I discovered The Saturday Review of Literature in the
early seventies, after reading an article about Norman Cousins, the then
editor. About a decade later, the
magazine ceased publication. The second
thing which struck me was a blurb on John Hersey’s Hiroshima: “Everyone able to read should read it.” The early seventies were the days of antiwar
rallies, and calls to ban nuclear weapons.
Of course I had heard of Hiroshima and Nagasaki and all the
justifications for using the atomic bomb in 1945 as a way to end World War II
quickly and save many millions of military and civilian lives. John Hersey’s work really opened my eyes to
the horrors of nuclear weapons.
The original history
was updated about four decades later to show the long term effects of the
bomb. Hersey tells the story through the
memoirs of six civilians who were in Hiroshima on August 6, 1945 at 8:15 AM
when the bomb exploded. The curious
thing is the completely random steps these individuals had taken which took
them out of the direct effects of the blast.
Hersey wrote, “At
exactly fifteen minutes past eight in the morning, on August 6, 1945, Japanese
time, at the moment when the atomic bomb flashed above Hiroshima, Miss Toshiko
Sasaki, a clerk in the personnel department of the East Asia Tin Works, had
just sat down at her place in the plant office and was turning her head to
speak to the girl at the next guess. At
that same moment, Dr. Masakazu Fuijii was settling down to read the Osaka Asahi on the porch of his private
hospital, […]; Mrs. Hatsuyo Nakamura, a tailor’s widow, stood by the window of
her kitchen, watching a neighbor tearing down his house because it lay in the
path of an air-raid-defense fire lane; Father Wilhelm Kleinsorge, a German
priest of the Society of Jesus, reclined in his underwear on a cot on the top
floor of his order’s three-story mission house, […]; Dr. Terufumi Sasaki, a
young member of the surgical staff of the city’s large, modern Red Cross
Hospital, walked along one of the hospital corridors with a blood specimen […];
and the Revernd Mr. Kiyoshi Tanimoto, pastor of the Hiroshima Methodist Church,
paused at the door of a rich man’s house in Koi, the city’s western suburb, and
prepared to unload a handcart full of things he had evacuated from the town in
fair of the massive B-29 [bomber] raid which everyone expected Hiroshima to
suffer” (3-4). These six individuals
lived to describe the aftermath of the explosion.
At first, they all
thought a bomb had hit close to their location, but when they emerged from the
wreckage, the amount of destruction was beyond imagination. As time passed and those who had lived
through the terror, did not want to refer to themselves as “survivors” in fear
of causing some slight insult to the victims.

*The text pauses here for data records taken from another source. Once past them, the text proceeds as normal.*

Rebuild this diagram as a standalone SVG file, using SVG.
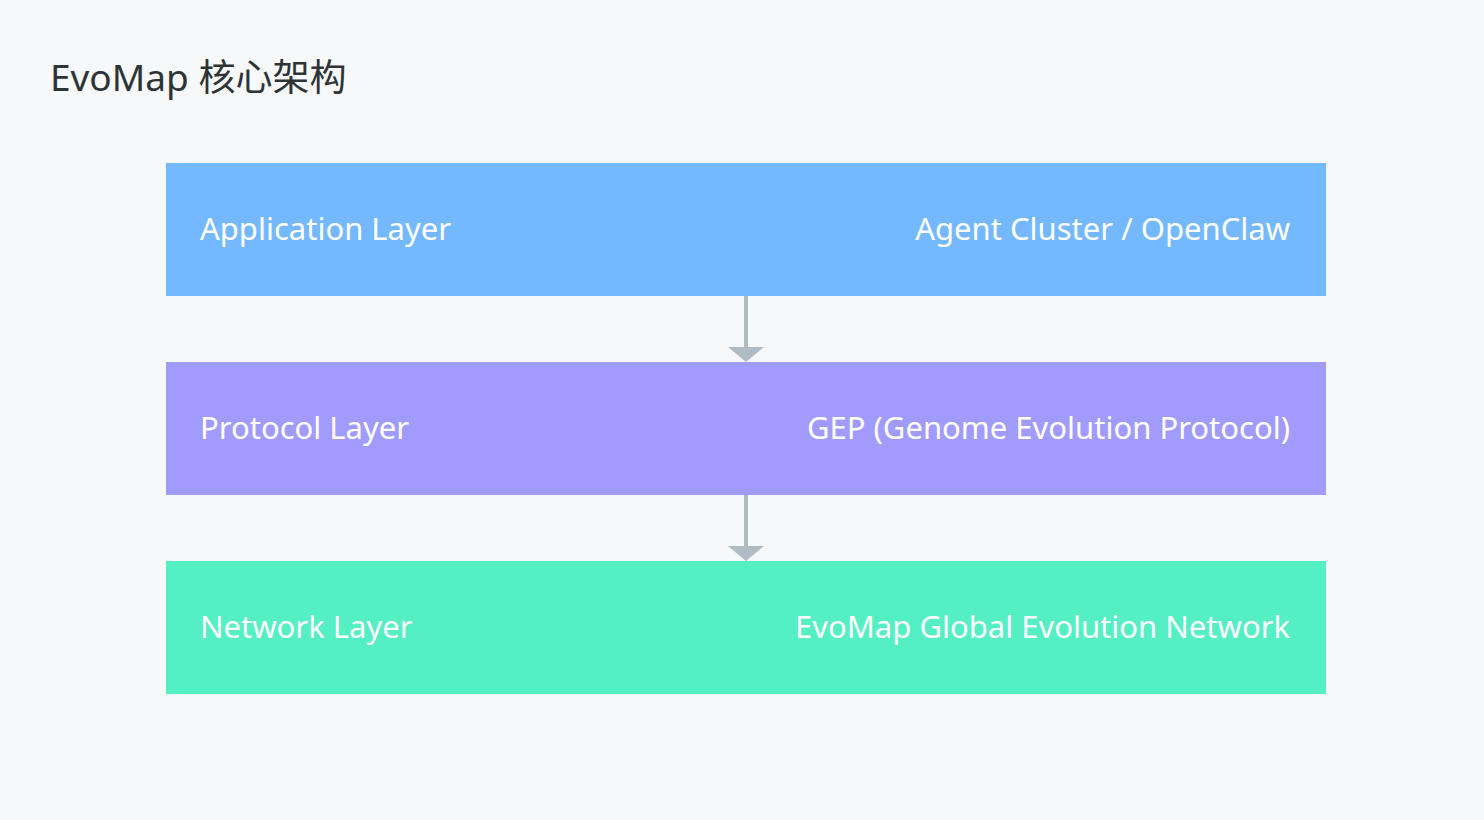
<svg xmlns="http://www.w3.org/2000/svg" width="1484" height="820" viewBox="0 0 1484 820">
<style>
text{font-family:"Noto Sans","Open Sans","Noto Sans CJK SC",sans-serif;}
.lbl{fill:#ffffff;font-size:31px;}
.r{text-anchor:end;}
.conn{stroke:#b0bcc3;stroke-width:4;fill:none;}
.head{fill:#b0bcc3;}
</style>
<rect width="1484" height="820" fill="#f7f8fa"/>
<text x="50" y="91" font-size="37" fill="#2d3436">EvoMap 核心架构</text>
<g id="app"><rect x="166" y="163" width="1160" height="133" fill="#74b9ff"/><text class="lbl" x="200" y="240">Application Layer</text><text class="lbl r" x="1290" y="240">Agent Cluster / OpenClaw</text></g>
<g id="proto"><rect x="166" y="362" width="1160" height="133" fill="#a29bfe"/><text class="lbl" x="200" y="439">Protocol Layer</text><text class="lbl r" x="1290" y="439">GEP (Genome Evolution Protocol)</text></g>
<g id="net"><rect x="166" y="561" width="1160" height="133" fill="#55efc4"/><text class="lbl" x="200" y="638">Network Layer</text><text class="lbl r" x="1290" y="638">EvoMap Global Evolution Network</text></g>
<g id="connectors">
<line class="conn" x1="746" y1="296" x2="746" y2="348"/><polygon class="head" points="728,347 764,347 746,362"/>
<line class="conn" x1="746" y1="495" x2="746" y2="547"/><polygon class="head" points="728,546 764,546 746,561"/>
</g>
</svg>
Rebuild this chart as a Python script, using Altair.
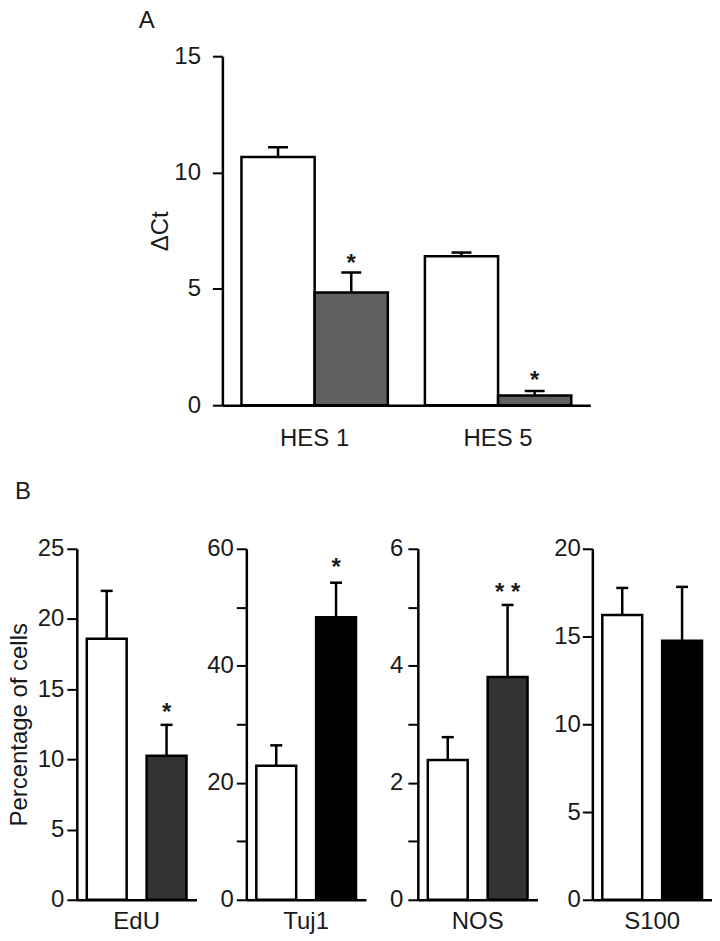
import altair as alt
import pandas as pd

FONT = "Liberation Sans"
TXT = "#1a1a1a"

groups = ["Control", "Treated"]

# ---- Panel A data (delta Ct) ----
a_genes = ["HES 1", "HES 5"]
a_ctrl = [10.67, 6.40]
a_ctrl_err = [0.42, 0.16]
a_trt = [4.84, 0.42]
a_trt_err = [0.86, 0.19]
a_star = ["*", "*"]
a_star_y = [6.32, 1.30]
a_colors = ["#ffffff", "#606060"]
a_ticks = [0, 5, 10, 15]

# ---- Panel B data (percentage of cells) ----
b_markers = ["EdU", "Tuj1", "NOS", "S100"]
b_ctrl = [18.6, 22.9, 2.39, 16.23]
b_ctrl_err = [3.4, 3.5, 0.39, 1.54]
b_trt = [10.26, 48.3, 3.81, 14.76]
b_trt_err = [2.2, 5.9, 1.23, 3.07]
b_star = ["*", "*", "* *", ""]
b_star_y = [13.72, 57.66, 5.34, 0.0]
b_ymax = [25, 60, 6, 20]
b_ticks = [
    [0, 5, 10, 15, 20, 25],
    [0, 10, 20, 30, 40, 50, 60],
    [0, 1, 2, 3, 4, 5, 6],
    [0, 5, 10, 15, 20],
]
b_label_every = [5, 20, 2, 5]
b_trt_color = ["#333333", "#000000", "#333333", "#000000"]


def make_df(cats, ctrl, ctrl_err, trt, trt_err, star, star_y):
    rows = []
    for i, c in enumerate(cats):
        rows.append(dict(cat=c, group=groups[0], value=ctrl[i],
                         upper=ctrl[i] + ctrl_err[i], star="", star_y=0.0))
        rows.append(dict(cat=c, group=groups[1], value=trt[i],
                         upper=trt[i] + trt_err[i], star=star[i], star_y=star_y[i]))
    return pd.DataFrame(rows)


def panel(df, cats, ymax, y_axis, colors, width, height, x_scale, xo_scale,
          cap, x_label_pad):
    x = alt.X("cat:N", sort=cats, scale=x_scale,
              axis=alt.Axis(title=None, ticks=False, labelAngle=0,
                            labelPadding=x_label_pad))
    xo = alt.XOffset("group:N", sort=groups, scale=xo_scale)
    ys = alt.Scale(domain=[0, ymax], nice=False, zero=True)
    base = alt.Chart(df)
    bars = base.mark_bar(stroke="black", strokeWidth=2.5).encode(
        x=x, xOffset=xo,
        y=alt.Y("value:Q", scale=ys, axis=y_axis),
        fill=alt.Fill("group:N", scale=alt.Scale(domain=groups, range=colors),
                      legend=None),
    )
    err = base.mark_rule(color="black", strokeWidth=2.5).encode(
        x=x, xOffset=xo,
        y=alt.Y("value:Q", scale=ys, axis=y_axis),
        y2="upper:Q",
    )
    caps = base.mark_tick(color="black", thickness=2.5, size=cap, opacity=1).encode(
        x=x, xOffset=xo,
        y=alt.Y("upper:Q", scale=ys, axis=y_axis),
    )
    stars = base.transform_filter("datum.star != ''").mark_text(
        font=FONT, fontSize=24, fontWeight="bold", color=TXT,
        baseline="alphabetic", dy=13,
    ).encode(
        x=x, xOffset=xo,
        y=alt.Y("star_y:Q", scale=ys, axis=y_axis),
        text="star:N",
    )
    return alt.layer(bars, err, caps, stars).properties(width=width, height=height)


RES = dict(xOffset="independent", fill="independent", x="independent",
           y="independent")

# ---- Panel A ----
dfA = make_df(a_genes, a_ctrl, a_ctrl_err, a_trt, a_trt_err, a_star, a_star_y)
axisA = alt.Axis(values=a_ticks, title="ΔCt", labelPadding=12, titlePadding=0,
                 minExtent=50, maxExtent=50)
panelA = panel(
    dfA, a_genes, 15, axisA, a_colors, 369, 350,
    alt.Scale(paddingInner=0.202, paddingOuter=0.104),
    alt.Scale(paddingInner=0, paddingOuter=0),
    20, 21,
)

SPACER_W = 72
spacer = alt.Chart(pd.DataFrame({"s": [0]})).mark_rect(color="white").encode(
    x=alt.value(0), x2=alt.value(SPACER_W), y=alt.value(0), y2=alt.value(2)
).properties(width=SPACER_W, height=2)

top = alt.hconcat(spacer, panelA, spacing=0).resolve_scale(**RES).properties(
    title=alt.TitleParams("A", anchor="start", frame="bounds", dx=62, offset=11,
                          font=FONT, fontSize=24, fontWeight="normal", color=TXT)
)

# ---- Panel B ----
extents = [41, 50, 52, 55]
lpads = [3, 3, 5, 2]
panelsB = []
for i, m in enumerate(b_markers):
    dfi = make_df([m], [b_ctrl[i]], [b_ctrl_err[i]], [b_trt[i]], [b_trt_err[i]],
                  [b_star[i]], [b_star_y[i]])
    kw = dict(values=b_ticks[i], labelPadding=lpads[i], minExtent=extents[i],
              maxExtent=extents[i],
              labelExpr=f"datum.value % {b_label_every[i]} == 0 ? datum.label : ''")
    if i == 0:
        kw.update(title="Percentage of cells", titlePadding=4)
    else:
        kw.update(title=None)
    panelsB.append(panel(
        dfi, [m], b_ymax[i], alt.Axis(**kw), ["#ffffff", b_trt_color[i]],
        120, 352,
        alt.Scale(paddingInner=0, paddingOuter=0),
        alt.Scale(paddingInner=1 / 3, paddingOuter=1 / 6),
        12, 10,
    ))

bottom = alt.hconcat(*panelsB, spacing=0).resolve_scale(**RES).properties(
    title=alt.TitleParams("B", anchor="start", frame="bounds", dx=7, offset=33,
                          font=FONT, fontSize=24, fontWeight="normal", color=TXT)
)

chart = alt.vconcat(top, bottom, spacing=30).resolve_scale(**RES).properties(
    padding=0
).configure_view(
    stroke=None
).configure_axis(
    domainColor="black", domainWidth=2.5, tickColor="black", tickWidth=2,
    tickSize=10, grid=False, labelFont=FONT, labelFontSize=24, labelColor=TXT,
    titleFont=FONT, titleFontSize=24, titleFontWeight="normal", titleColor=TXT,
)

chart.save("out.html", embed_options={"renderer": "svg", "actions": False})
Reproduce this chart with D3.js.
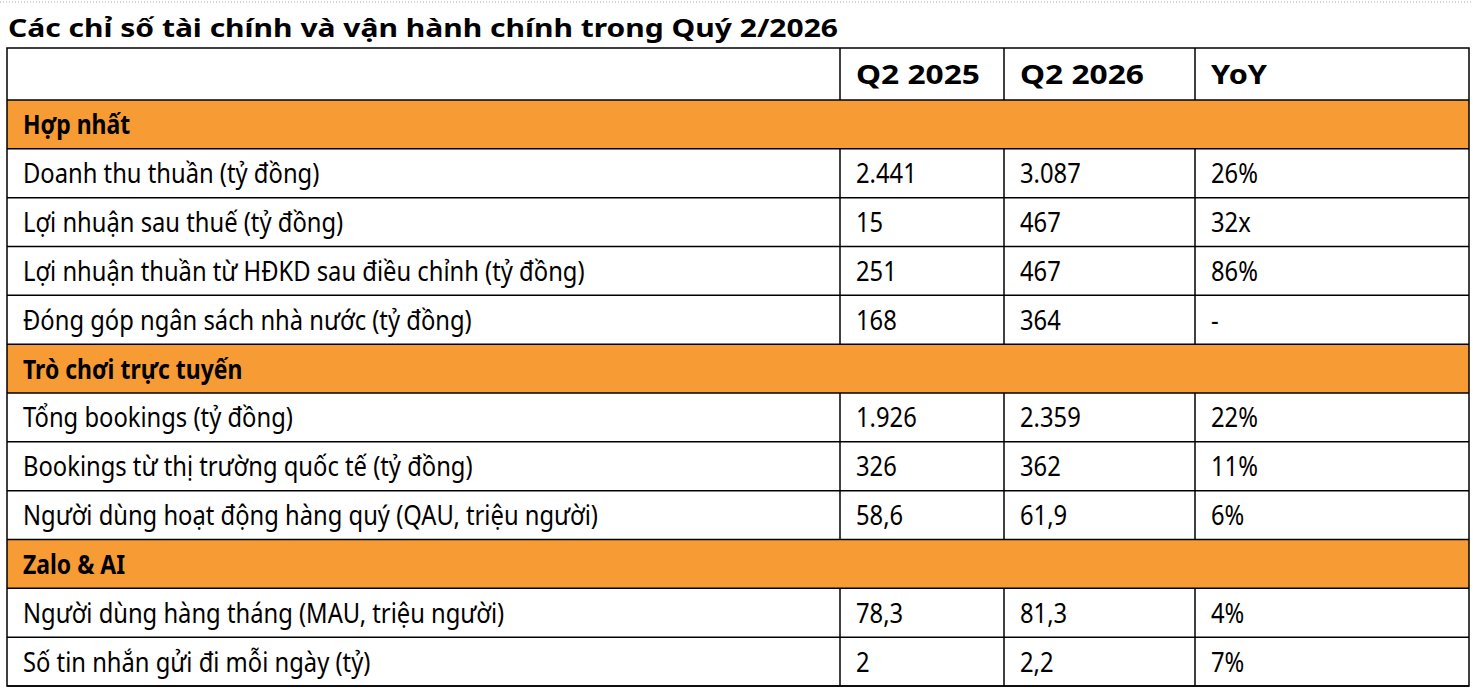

Instead, they referred to themselves as “hibakusha” or literally,
“explosion-affected persons” (92). The
“hibakusha” struggled for years to hold together what remained off their
families, friends, and their own lives.
For example, it wasn’t until 1951 that Mrs. Nakamura was able to move
into a new house. Dr. Sasaki spent the
next five years removing ugly keloid scars from residents of the city. Of course, as long term effects of the
explosion began to surface, the full extent of the horrors of nuclear war
emerged.
Yet today, we live
on the brink of nuclear annihilation.
Nations struggle to build nuclear weapons. Some call for using these weapons to further
religious, political, or economic interests.
As is the case in so many examples of war, some have forgotten the
lessons of history. The Saturday Review was correct: “Everyone able to read [John
Hersey’s book] should read it. 5 stars.